The consequent embodiment of nature within Coleridge’s Romantic ideals and Webster’s use of nature to portray madness and corruption is vital. The presentation of nature within “This Lime-Tree Bower My Prison” symbolises how since nature is omnipotent there is no such thing as solitude and order is renewed. The “prison” in which Coleridge finds himself in is outweighed by the ministrations of nature which can transcend any such imprisonment, bringing order to chaos. In ‘The Rime of the Ancient Mariner’ the Mariner is plagued by “water, water, everywhere” the natural source is taken away as torture for what he has done, for the chaos he has created.
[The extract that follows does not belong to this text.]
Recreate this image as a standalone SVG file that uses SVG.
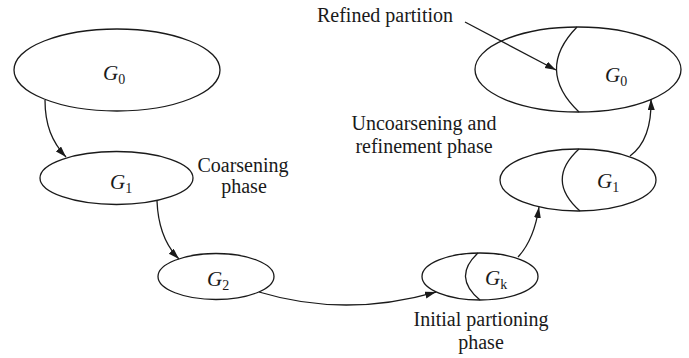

Just like the corruption and decay within the ‘Duchess of Malfi’, “crooked over standing pools” via the court and hierarchy is cleverly displayed through the metaphorical references to water and fountains. The combination of religion and nature used by Coleridge highlights clearly the chaos which can arise from a lack of order. In ‘Christabel’, a “bright green snake coiled around its wings and neck” references the snake from the Fall in which Adam and Eve were tempted. The cunning and sly nature of the snake within ‘Christabel’ is also portrayed via Ferdinand and the Cardinal who corrupt the “idyllic court” and the Duchess’ happiness and in turn bring about the chaotic disintegration of society. The paradox as Leggatt points out, is while Webster depicts a world of chaos, the play “resists that chaos by the conscious, deliberate shaping of its own art”. It is clearly a portrait of the Duchess’ brothers about the destructive lusts of sexuality and power, rather than the chaotic force of nature.

To conclude, both Webster and Coleridge explore the conflict between order and chaos via religion, social hierarchy and nature. Coleridge’s philosophical debate between religion and nature brings chaos, whilst the abuse of social hierarchy portrayed by Webster shows the lack of order within society. Ultimately the conflict between order and chaos is shown via the tensions which both Webster and Coleridge symbolise via man, nature and societal structure.